Klontz's tips on how survive this season? Think before you buy. Consider professional help. And leave your credit cards at home.

"Research shows we spend 30% more when we bring credit cards," says Klontz. Kamae can attest to that. "I got rid of a lot of credit cards. I've minimized opportunity for debt."

Take a lesson from someone who really knows: "You learn this isn't the best way to live your life, worrying about finances so much," reflects Kamae.

Take this test: Are you a shopaholic? Do you:

  • Shop or spend money as a result of feeling disappointed, angry or scared?
  • Have emotional distress as a result of your shopping or spending habits?
  • Having arguments with others about your shopping or spending habits?
  • Feel lost without credit cards?
  • Buy items on credit that would not be bought with cash?
  • Feel a rush of euphoria and anxiety when spending money?
  • Feel guilty, ashamed, embarrassed or confused after shopping or spending money?
  • Lie to others about purchases made or how much money was spent?
  • Think excessively about money?
  • Spend a lot of time juggling accounts or bills to accommodate spending?

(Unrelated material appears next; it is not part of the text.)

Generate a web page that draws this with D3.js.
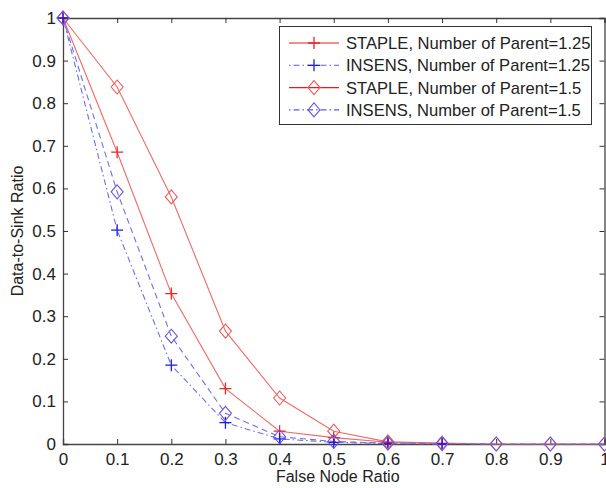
<!DOCTYPE html>
<html><head><meta charset="utf-8">
<script src="https://cdn.jsdelivr.net/npm/d3@7"></script>
<style>body{margin:0;background:#fff;} svg{display:block;} text{font-family:Arial,"Liberation Sans",sans-serif;fill:#222;}</style>
</head><body>
<svg id="c" width="606" height="488"></svg>
<script>
const xTicks = [0,0.1,0.2,0.3,0.4,0.5,0.6,0.7,0.8,0.9,1];
const yTicks = [0,0.1,0.2,0.3,0.4,0.5,0.6,0.7,0.8,0.9,1];
const xPlus = [0,0.1,0.2,0.3,0.4,0.5,0.6,0.7];
const xDiamond = [0,0.1,0.2,0.3,0.4,0.5,0.6,0.7,0.8,0.9,1];
const staple125 = [1,0.685,0.353,0.13,0.03,0.015,0.004,0.001];
const insens125 = [1,0.502,0.185,0.05,0.012,0.004,0.001,0];
const staple15 = [1,0.838,0.58,0.265,0.108,0.03,0.005,0.002,0,0,0];
const insens15 = [1,0.592,0.253,0.072,0.017,0.006,0.002,0.001,0,0,0];
const seriesNames = ["STAPLE, Number of Parent=1.25","INSENS, Number of Parent=1.25","STAPLE, Number of Parent=1.5","INSENS, Number of Parent=1.5"];

const series = [
  {name:seriesNames[0], xs:xPlus, ys:staple125, color:"#e8262b", line:"#ee6a6a", legLine:"#e02020", dash:null, marker:"plus"},
  {name:seriesNames[1], xs:xPlus, ys:insens125, color:"#1a1aee", line:"#7070e6", legLine:"#5a5ae0", dash:"1.5,3,6,3", marker:"plus"},
  {name:seriesNames[2], xs:xDiamond, ys:staple15, color:"#ee5a5a", line:"#ee6a6a", legLine:"#e02020", dash:null, marker:"diamond"},
  {name:seriesNames[3], xs:xDiamond, ys:insens15, color:"#6a55e0", line:"#7070e6", legLine:"#5a5ae0", dash:"6,4", marker:"diamond"}
];

const svg = d3.select("#c");
const L=63, R=604.5, T=18, B=444;
const x = d3.scaleLinear().domain([0,1]).range([L,R]);
const y = d3.scaleLinear().domain([0,1]).range([B,T]);

const axB = d3.axisBottom(x).tickValues(xTicks).tickSize(-5).tickPadding(9).tickFormat(d=>d3.format("")(+d.toFixed(1)));
const axT = d3.axisTop(x).tickValues(xTicks).tickSize(-5).tickFormat("");
const axL = d3.axisLeft(y).tickValues(yTicks).tickSize(-5).tickPadding(7).tickFormat(d=>d3.format("")(+d.toFixed(1)));
const axR = d3.axisRight(y).tickValues(yTicks).tickSize(-5).tickFormat("");
function style(g){g.select(".domain").attr("stroke","#444").attr("stroke-width",1.3);
  g.selectAll(".tick line").attr("stroke","#333");
  g.selectAll("text").attr("font-size",17).attr("fill","#222").attr("font-family","Arial, 'Liberation Sans', sans-serif");}
svg.append("g").attr("transform",`translate(0,${B})`).call(axB).call(style);
svg.append("g").attr("transform",`translate(0,${T})`).call(axT).call(style);
svg.append("g").attr("transform",`translate(${L},0)`).call(axL).call(style);
svg.append("g").attr("transform",`translate(${R},0)`).call(axR).call(style);

const line = d3.line().x(d=>x(d[0])).y(d=>y(d[1]));
function marker(g, type, color, cx, cy){
  if(type==="plus"){
    g.append("path").attr("d",`M${cx-6},${cy}H${cx+6}M${cx},${cy-6}V${cy+6}`).attr("stroke",color).attr("stroke-width",1.3).attr("fill","none");
  } else {
    g.append("path").attr("d",`M${cx},${cy-7}L${cx+6},${cy}L${cx},${cy+7}L${cx-6},${cy}Z`).attr("stroke",color).attr("stroke-width",1.1).attr("fill","none");
  }
}
const plot = svg.append("g");
series.forEach(s=>{
  const pts = s.xs.map((v,i)=>[v,s.ys[i]]);
  plot.append("path").attr("d",line(pts)).attr("fill","none").attr("stroke",s.line).attr("stroke-width",1.1).attr("stroke-dasharray",s.dash);
});
series.forEach(s=>{
  s.xs.forEach((v,i)=>marker(plot,s.marker,s.color,x(v),y(s.ys[i])));
});

const lg = svg.append("g");
lg.append("rect").attr("x",279.5).attr("y",26.5).attr("width",312).attr("height",98).attr("fill","#fff").attr("stroke","#333").attr("stroke-width",1);
series.forEach((s,i)=>{
  const yy = 43 + i*22.3;
  lg.append("line").attr("x1",289).attr("x2",339).attr("y1",yy).attr("y2",yy).attr("stroke",s.legLine).attr("stroke-width",1.1).attr("stroke-dasharray",s.dash?"1.5,3,6,3":null);
  marker(lg,s.marker,s.color,314,yy);
  lg.append("text").attr("x",346).attr("y",yy+6).attr("font-size",16.6).text(s.name);
});

svg.append("text").attr("x",(L+R)/2+4).attr("y",482).attr("text-anchor","middle").attr("font-size",16).text("False Node Ratio");
svg.append("text").attr("transform",`translate(23,${(T+B)/2}) rotate(-90)`).attr("text-anchor","middle").attr("font-size",16).text("Data-to-Sink Ratio");
</script>
</body></html>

You may have a problem if you say yes to 4 or more of those questions.

What to do:

1. Think about buying before you do it.

a. Is this something I need?

b. Is this something I can afford?

c. Am I trying to fill an emotional need?

d. If so, what would be a better way to meet this need?

2. Leave the credit cards at home (spend 30% less with cash)

3. If out of control seek professional help. It is an addiction and can be treated.